In the first round, the participation rate was 78.69%; in the second, it fell to 75.34%. In Paris, Lyon, and Marseille, the most populous cities in the country, abstention was the highest. For example, in Paris, where Macron won by more than 90% of the valid votes, abstention went from 16.15% in the first round to 21.51% in the second.
The rejection of both candidates was notable. It could be see in the streets and in the marches before the election where people shouted with a clear slogan: “Neither Le Pen nor Macron!” It could also be seen in the mass support for Melenchon’s candidacy and in the surprising reach of Philipe Poutou’s anticapitalist message.
The living and working conditions of French people, especially youth, are getting worse. There are fewer job opportunities and lower wages — which employers will try to continue to lower as we saw in 2016 with the Labor Reform. Conditions will not be any better under the so-called “Macron Law”, another instrument to flexibilize the hiring of workers which Macron implemented in his years as Minister of Economy.
Macron was supported by large party apparatuses such as the Republican Party and the Socialist Party because they were aware that the Le Pen alternative would lead to the beginning of a process towards France’s break with the EU. This party support and the fear of Le Pen served to bolster the validity of “lesser evilism.”

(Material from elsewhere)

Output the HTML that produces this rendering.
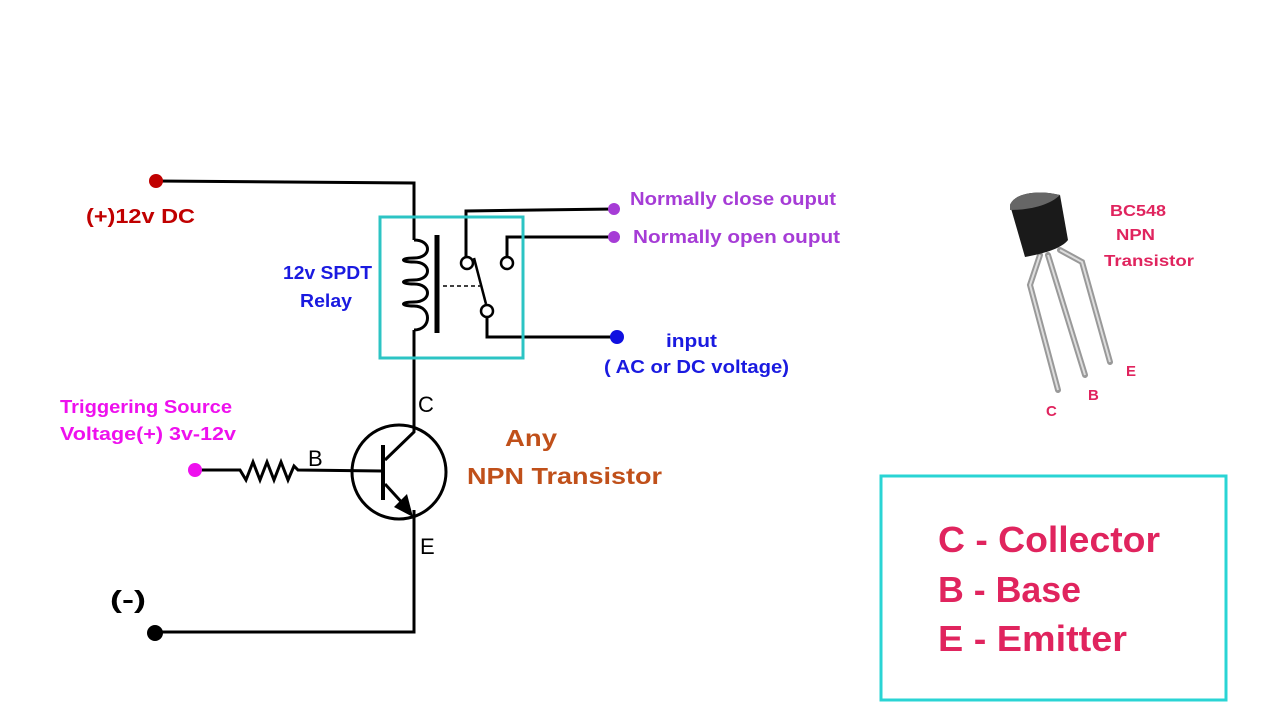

The worsening of the organic crisis in the French regime opened a new chapter with this presidential election in its rejection of both candidates and with the uncertainty that reigned during the campaign. This new subjectivity of the French working class is being expressed in the streets, in the struggle against the Kohmri Law, in the marches against police brutality, and in this rejection of both Le Pen and Macron! This will be the basis for the emergence of a new stage of class struggle in the French labor movement.